Um estudo realizado por
Katz et al. [15] evidenciou taxas
mais baixas de FC após o exercício aquático do que após o exercício em terra em
um grupo de gestantes. Assim como Aidar et
al. [16], mostrou que as atividades aquáticas em relação as atividades
terrestres expressam valores menores de FC, apresentando maior segurança para
idade gestacional entre 16 e 32 semanas, intervalo similar ao do grupo estudado
nesta pesquisa.
Os índices RMSSD e SD1
da VFC não apresentaram redução significante entre repouso e fase
pós-exercício.
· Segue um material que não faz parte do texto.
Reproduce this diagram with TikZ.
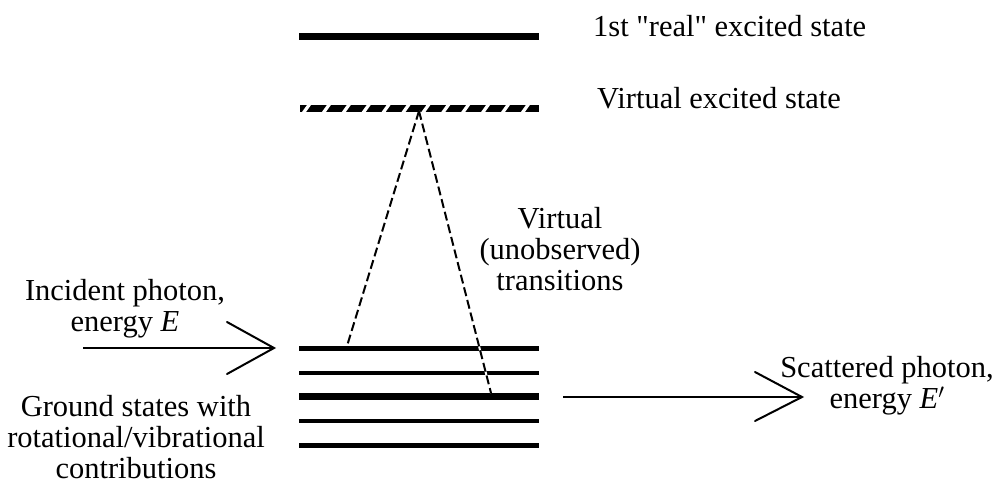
\documentclass[tikz,border=0pt]{standalone}
\usepackage{fontspec}
\setmainfont{Liberation Serif}[Ligatures=TeXOff]
\begin{document}
\begin{tikzpicture}[x=1pt,y=-1pt,
  lbl/.style={font=\fontsize{30.5}{31}\selectfont, inner sep=0pt, align=center, anchor=base},
  lblL/.style={font=\fontsize{30.5}{31}\selectfont, inner sep=0pt, anchor=base west},
  level/.style={line width=#1},
  trans/.style={line width=2pt, dash pattern=on 9pt off 4pt},
  photon/.style={line width=2pt}
]
\useasboundingbox (0,0) rectangle (1004,487);

% real excited state
\coordinate (realL) at (299,37);
\coordinate (realR) at (539,37);
\draw[level=7pt] (realL) -- (realR);

% virtual excited state (hatched)
\coordinate (virtL) at (300,108.5);
\coordinate (virtR) at (539,108.5);
\fill[black] (300,105) rectangle (539,112);
\foreach \i in {0,...,11} {
  \fill[white] ({302+19.9*\i},112) -- ({306+19.9*\i},112) -- ({311+19.9*\i},105) -- ({307+19.9*\i},105) -- cycle;
}

% ground states
\coordinate (g1L) at (299,348.5); \coordinate (g1R) at (539,348.5);
\coordinate (g2L) at (299,372.5); \coordinate (g2R) at (539,372.5);
\coordinate (g3L) at (299,396.5); \coordinate (g3R) at (539,396.5);
\coordinate (g4L) at (299,420.5); \coordinate (g4R) at (539,420.5);
\coordinate (g5L) at (299,445);   \coordinate (g5R) at (539,445);
\draw[level=5pt] (g1L) -- (g1R);
\draw[level=4pt] (g2L) -- (g2R);
\draw[level=7pt] (g3L) -- (g3R);
\draw[level=4pt] (g4L) -- (g4R);
\draw[level=5pt] (g5L) -- (g5R);

% virtual transitions
\coordinate (apex) at (419,111);
\coordinate (up) at (347,346);
\coordinate (down) at (491,393);
\draw[white, line width=2pt] (apex) -- (down);
\draw[trans] (apex) -- (up);
\draw[trans] (apex) -- (down);

% incident photon
\coordinate (inS) at (83,348);
\coordinate (inT) at (274,348);
\draw[photon] (inS) -- (inT);
\draw[photon, line cap=round] (227,322) -- (inT) -- (227,374);

% scattered photon
\coordinate (scS) at (563,397);
\coordinate (scT) at (802,397);
\draw[photon] (scS) -- (scT);
\draw[photon, line cap=round] (755,372) -- (scT) -- (755,421);

% labels
\node[lblL] (treal) at (593,37) {1st "real" excited state};
\node[lblL] (tvirt) at (597,108) {Virtual excited state};
\node[lbl] (ttrans) at (560,290) {Virtual\\(unobserved)\\transitions};
\node[lbl] (tinc) at (125,331) {Incident photon,\\energy \textit{E}};
\node[lbl] (tground) at (136,478) {Ground states with\\rotational/vibrational\\contributions};
\node[lbl] (tscat) at (887,408) {Scattered photon,\\energy \textit{E}$'$};
\end{tikzpicture}
\end{document}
A literatura mostra que, à medida que a gravidez progride, a
balança entre as atividades do sistema nervoso parassimpático e simpático sofre
alterações. No primeiro trimestre, a modulação vagal se apresenta alta, e a
simpática baixa. Enquanto isso, no final da gravidez, essa relação se inverte
para uma modulação vagal baixa e simpática alta, sugerindo um controle
parassimpático atenuado com diminuição de RMSSD [1, 2]. Assim, um dos fatores
que podem ter contribuído para uma recuperação satisfatória no pós-exercício do
grupo da pesquisa, seria a idade gestacional (média 21,8 ± 4,0 semanas).
O estudo desenvolvido
por Bocalini et
al. [17] teve como objetivo comparar a eficácia do exercício em cicloergômetro no meio aquático e terrestre na recuperação
pós-exercício. Tal pesquisa demonstrou que a VFC é gradualmente recuperada como
resultado da perda do comando central e da ativação barorreflexa, que
contribuem para um aumento do tônus vagal, durante o pós-exercício em ambiente
aquático.
Em nosso estudo,
observou-se uma recuperação satisfatória da PAS e PAD ao comparar o repouso e o
pós-protocolo, evidenciando respostas autonômicas eficientes, pois essas
variáveis voltaram a seus valores de repouso. Estudos prévios obtiveram
resultados semelhantes. Hartmann et al.
[18] aplicaram protocolos de exercícios em ambiente aquático e terrestre em
gestantes, e monitoraram a PA durante repouso inicial e exercício. Os autores
observaram que a imersão não afetou a PA arterial nesses períodos. No entanto,
PAS e PAD sofreram uma redução mais relevante no pós-exercício na água do que
na terra.
De acordo com Katz et al. [15], as vantagens da imersão na
água estão associadas às suas características físicas. Durante a imersão, a
força hidrostática atua proporcionando o deslocamento do fluido extravascular para o espaço vascular, sendo que esta força
se eleva à medida que a profundidade da piscina aumenta. A elevação na pressão
hidrostática provoca um aumento no retorno do sangue venoso para o sistema
cardiovascular, ocasionando um aumento na produção de peptídeo natriurético
atrial com efeito sobre o débito urinário, reduzindo desta forma a PA e o edema
[19-21].
Dessa forma, os
resultados do presente estudo e achados disponíveis atualmente sugerem que a
prática de exercício físico em intensidade moderada no meio aquático é segura,
visto que as gestantes apresentaram respostas autonômicas eficientes nas fases
pós-exercício. Porém, ainda há a necessidade de mais estudos que envolvam a
prática de atividades físicas no meio aquático durante a gestação.